Un jeune homme rencontré après la cérémonie ne prétendra pas le contraire. On reconnaît à son pantalon noir et ses grosses chaussures de randonnée l’orcu particulièrement habité qui, quelques minutes auparavant, donnait la chasse à des flopées de gosses riant aux éclats et bousculait ses pairs en éructant d’incompréhensibles grognements gutturaux.

 Il a beau s’être débarrassé de son encombrant costume, ses cheveux ruissellent encore de sueur et son visage est cramoisi. Il mettra une bonne demie heure avant de retrouver un souffle régulier.

Du souffle, les participants au carnaval n’en ont pas manqué. Une fois les costumes rangés sur des cintres, une fois Rampuffu réduit en cendres sous les torches de pénitents qui l’ont dûment jugé, les bénévoles se retrouvent autour d’un gobelet de vin chaud et de pâtisseries, de tartes, de gâteaux faits maison.

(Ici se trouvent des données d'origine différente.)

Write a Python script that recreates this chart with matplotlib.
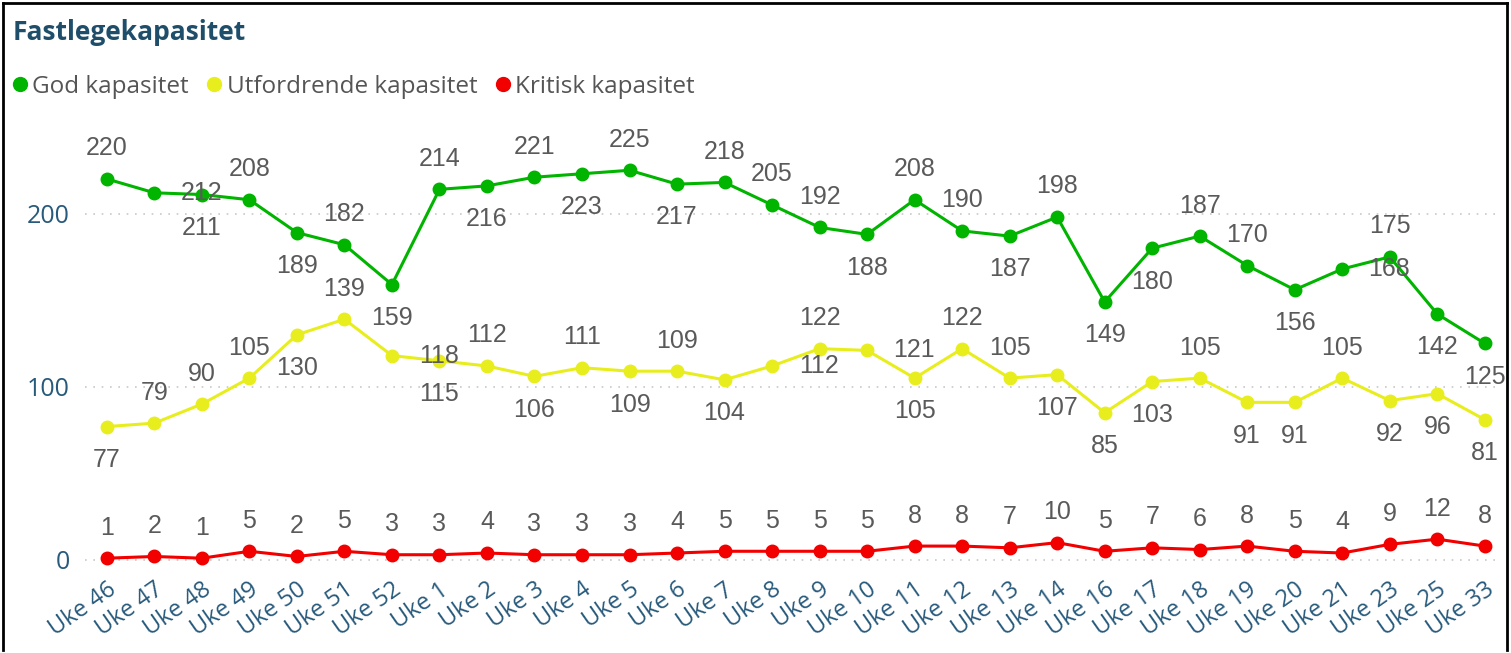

 Jean-Yves Casalta ne porte plus ni masque, ni gilet de fourrure. L’orchi sont redevenus humains. U sgiò merre n’est plus élu ; A Sposata s’est débarrassée de son accoutrement. Qui étaient-ils ? Qui jouait quel rôle ? Inutile de le demander. A Poretto-Brando, on n’aime pas révéler les secrets du carnaval. Les espérances sont ailleurs.

« Notre idée, sourit Jean-Yves Casalta, c’est avant tout que ce que nous faisons nous survive »
Raphaël Poletti

Railler les puissants et s'oublier, le carnaval comme indispensable catharsis

Fête de l'inversion et du grotesque qui voit les femmes entreprendre les hommes, les hommes se déguiser en femmes, le carnaval est aussi l’occasion de brocarder les notabilités locales.

Fête des fols où le diable lui-même est raillé jusqu’à se trouver pratiquement ravalé au rang de mortel, il représente le point de bascule circonscrit dans le temps et l’espace d’une vie rurale d’autrefois souvent corsetée.

A Poretto-Brando, la galerie de portraits compte ainsi plusieurs personnages burlesques que l’éminente fonction sociale préserve en temps normal de la moquerie. Le curé du village, rebaptisé Prete Vinaccia, court les rues muni de son goupillon en brosse de toilettes ; A Sposata tire de son sac à main des dessous exhibés au public ; l’attirail médical d’u duttore Ficanasu semble inutile pour guérir la soudaine folie collective qui s’empare des habitants d’ordinaire les plus respectables, à l’image de cette vieille dame transformée en affreuse socera offrant sa fille, tous attributs dehors, à l’encan.

U sgiò merre, lui, replet à souhait, ne prendra la parole qu’au moment d’unir a Sposata et Rampuffu, absurde marionnette à l’effigie d’un puissant pour un discours à l’humour égrillard. La fixité des masques paraît annoncer la rigidité cadavérique et l’inévitable issue qui guette tout mortel. 

Leurs traits grossis à l’excès, les nez protubérants, les sourires figés ne visent pas uniquement à caricaturer, ils disent aussi la dictature de l’apparence dans les sociétés villageoises où, plus que tout, il convenait précisément de faire « bonne figure »

Instruments de dérision autant que de préservation, leur utilité s’évanouit avec la fin de la cérémonie, lorsque les défroques carnavalesques quittent les âmes et les corps pour le retour au réel. 

Le renouveau dûment annoncé, chacun reprend sa place dans l’ordre cosmique. En attendant la prochaine catharsis. L’an prochain, au coeur de l’hiver.